A learning algorithm (the learner) wants to approximate 'f' by a good hypothesis function 'h', which is represented by k boolean terms in Disjunctive Normal Form (DNF). 'h' and k are the outputs of the learning algorithm. This library is based on the work presented in [1].

[1] [Toward Learning Boolean Functions from Positive Examples; Nicolas Basset, Oded Maler and Irini-Eleftheria Mens, in Proceedings of LearnAut 2018.〈preprint〉] (url_pending)

Installation

This library requires Python 2.7.9. The dependencies are listed in requirements.txt. If you have the python tool 'pip' installed, then you can run the following command for installing the depencencies:

$ pip install -r requirements.txt

Afterwards you need to run:

$ python setup.py build

$ python setup.py install

for installing the library. In order to run all the tests, you must execute:

$ python setup.py test

or

$ cd Tests

$ pytest

from the root of the project folder.

For users that don’t have write permission to the global site-packages directory or do not want to install our library into it, Python enables the selection of the target installation folder with a simple option:

$ pip install -r requirements.txt --user

$ python setup.py build

$ python setup.py install --user

In Unix/Mac OS X environments:, the structure of the installation folders will be the following:

Type of file Installation directory
modules userbase/lib/pythonX.Y/site-packages
scripts userbase/bin
data userbase
C headers userbase/include/pythonX.Y/distname

And here are the values used on Windows:

Type of file Installation directory
modules userbase\PythonXY\site-packages
scripts userbase\Scripts
data userbase
C headers userbase\PythonXY\Include\distname

The advantage of using this scheme compared to the other ones described in [2] is that the user site-packages directory is under normal conditions always included in sys.path, which means that there is no additional step to perform after running the setup.py script to finalize the installation.
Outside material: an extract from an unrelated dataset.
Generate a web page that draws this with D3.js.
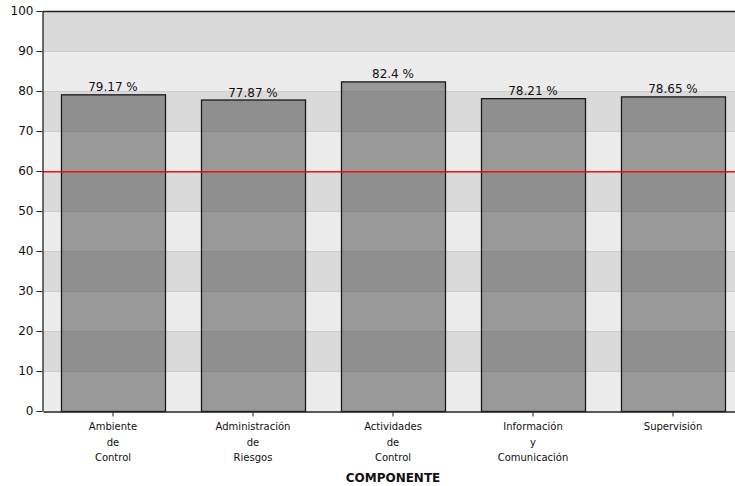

[2] Installing Python Modules (Legacy version) (https://docs.python.org/2/install/)

Running

Definition of the Sample

The learning algorithm requires a sample S of positive examples from the target function 'f' for inferring the hypothesis function 'h' that will approximate it.

In machine learning contexts, the sample S is usually partitioned into two parts. The first part, called the training sample, is used for training (learning a hypothesis), and the second part, called the testing sample is used for evaluation of the hypothesis.

Often, training part and a testing part consists of the 30% and 70% of the sample points, respectively. The learning algorithm is then applied several times on the same sample but on different partitions of it, in order to guaranty a smaller error.

The package BoolLearnLib.Samples includes a set of functions for generating terms, composing them in a DNF and, later on, feeding them to the learning function for training and testing.

Running the Learning Function

The core of the library is the algorithm learning an approximation of the target function 'f'. The learning algorithm is implemented inside the BoolLearnLib.Table class. The learning algorithm stops when any of these two conditions are met:

  • the prediction error of the learnt function 'h' (percentage of false negatives) is below an epsilon,
  • the 'h' representation reaches k terms.

A set of running examples can be found in Test/test_*.py.

from BoolLearnLib.Table import *
from BoolLearnLib.Samples import *

# Define the Sample
# Sample contains 5 terms that are summarized by the expression '11*0**', where * is a wild card representing 
# either 0 or 1. 
s = sample_from_rectangle('11*0**', 8)
training_sample = s[1:3]
testing_sample = s[4:8]

# Initialize the learning function
T = Table(training_sample, cost_function='dist')

# The learning function stops when 'h' reaches k = 1 terms
T.klearn(1)
# Result
print "Result: %r" % T.terms